▶ _Material provided_
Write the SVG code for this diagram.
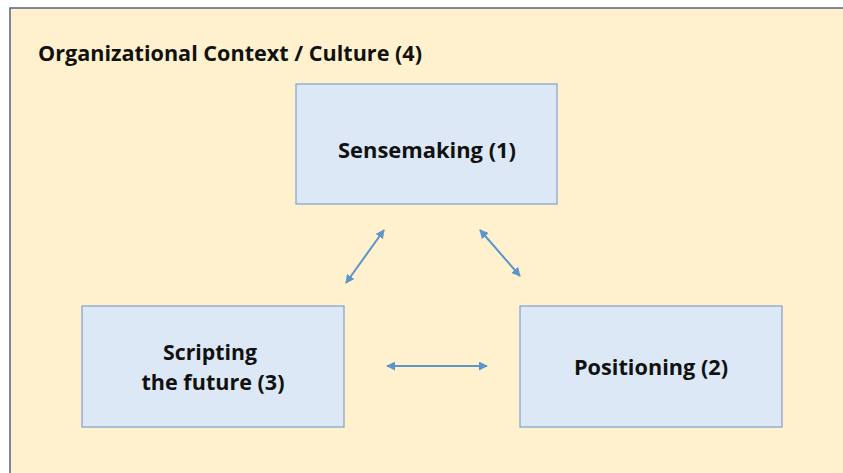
<svg xmlns="http://www.w3.org/2000/svg" width="843" height="473" viewBox="0 0 843 473">
<style>
.node rect{fill:#dce8f5;stroke:#87a7cc;stroke-width:1.3}
text{font-family:"Open Sans","Liberation Sans",sans-serif;font-weight:bold;fill:#111;font-size:21px}
.c{text-anchor:middle}
.conn line{stroke:#5b95cc;stroke-width:2}
</style>
<defs>
<marker id="ah" viewBox="0 0 10 10" refX="9" refY="5" markerWidth="4.5" markerHeight="4.5" orient="auto-start-reverse" markerUnits="strokeWidth">
<path d="M0,0 L10,5 L0,10 z" fill="#5b95cc"/>
</marker>
</defs>
<rect width="843" height="473" fill="#ffffff"/>
<g id="context">
<rect x="10" y="8" width="845" height="475" fill="#fff1cd" stroke="#4f6489" stroke-width="1.5"/>
<text x="38" y="61" textLength="384" lengthAdjust="spacingAndGlyphs">Organizational Context / Culture (4)</text>
</g>
<g id="sensemaking" class="node">
<rect x="296" y="84" width="261" height="120"/>
<text class="c" x="427" y="158" textLength="178" lengthAdjust="spacingAndGlyphs">Sensemaking (1)</text>
</g>
<g id="scripting" class="node">
<rect x="82" y="306" width="262" height="121"/>
<text class="c" x="210" y="360" textLength="94" lengthAdjust="spacingAndGlyphs">Scripting</text>
<text class="c" x="213" y="390" textLength="143" lengthAdjust="spacingAndGlyphs">the future (3)</text>
</g>
<g id="positioning" class="node">
<rect x="520" y="306" width="262" height="121"/>
<text class="c" x="651" y="375" textLength="154" lengthAdjust="spacingAndGlyphs">Positioning (2)</text>
</g>
<g class="conn" id="connectors">
<line x1="346" y1="283" x2="384" y2="230" marker-start="url(#ah)" marker-end="url(#ah)"/>
<line x1="480" y1="230" x2="520" y2="276" marker-start="url(#ah)" marker-end="url(#ah)"/>
<line x1="387" y1="366" x2="487" y2="366" marker-start="url(#ah)" marker-end="url(#ah)"/>
</g>
</svg>
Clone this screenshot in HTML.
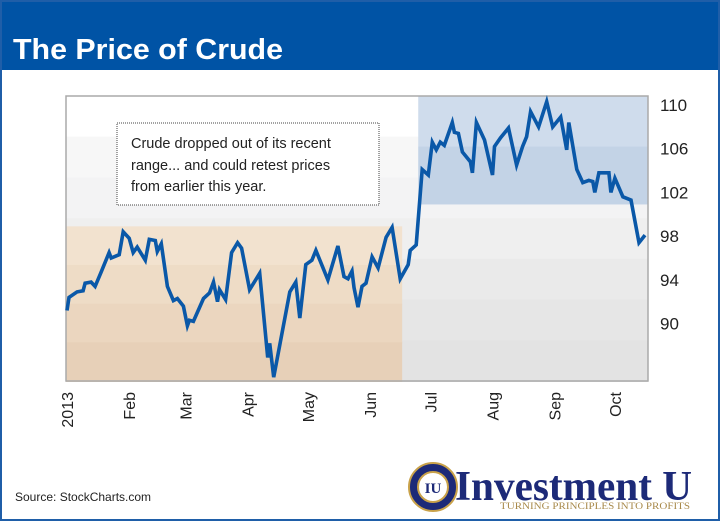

▶ _Task brief_
Repeat the data above exactly, but not the pictures.

▶ _Correct output_
Write the SVG code for this diagram.
<svg xmlns="http://www.w3.org/2000/svg" width="843" height="473" viewBox="0 0 843 473">
<style>
.node rect{fill:#dce8f5;stroke:#87a7cc;stroke-width:1.3}
text{font-family:"Open Sans","Liberation Sans",sans-serif;font-weight:bold;fill:#111;font-size:21px}
.c{text-anchor:middle}
.conn line{stroke:#5b95cc;stroke-width:2}
</style>
<defs>
<marker id="ah" viewBox="0 0 10 10" refX="9" refY="5" markerWidth="4.5" markerHeight="4.5" orient="auto-start-reverse" markerUnits="strokeWidth">
<path d="M0,0 L10,5 L0,10 z" fill="#5b95cc"/>
</marker>
</defs>
<rect width="843" height="473" fill="#ffffff"/>
<g id="context">
<rect x="10" y="8" width="845" height="475" fill="#fff1cd" stroke="#4f6489" stroke-width="1.5"/>
<text x="38" y="61" textLength="384" lengthAdjust="spacingAndGlyphs">Organizational Context / Culture (4)</text>
</g>
<g id="sensemaking" class="node">
<rect x="296" y="84" width="261" height="120"/>
<text class="c" x="427" y="158" textLength="178" lengthAdjust="spacingAndGlyphs">Sensemaking (1)</text>
</g>
<g id="scripting" class="node">
<rect x="82" y="306" width="262" height="121"/>
<text class="c" x="210" y="360" textLength="94" lengthAdjust="spacingAndGlyphs">Scripting</text>
<text class="c" x="213" y="390" textLength="143" lengthAdjust="spacingAndGlyphs">the future (3)</text>
</g>
<g id="positioning" class="node">
<rect x="520" y="306" width="262" height="121"/>
<text class="c" x="651" y="375" textLength="154" lengthAdjust="spacingAndGlyphs">Positioning (2)</text>
</g>
<g class="conn" id="connectors">
<line x1="346" y1="283" x2="384" y2="230" marker-start="url(#ah)" marker-end="url(#ah)"/>
<line x1="480" y1="230" x2="520" y2="276" marker-start="url(#ah)" marker-end="url(#ah)"/>
<line x1="387" y1="366" x2="487" y2="366" marker-start="url(#ah)" marker-end="url(#ah)"/>
</g>
</svg>
Clone this screenshot in HTML.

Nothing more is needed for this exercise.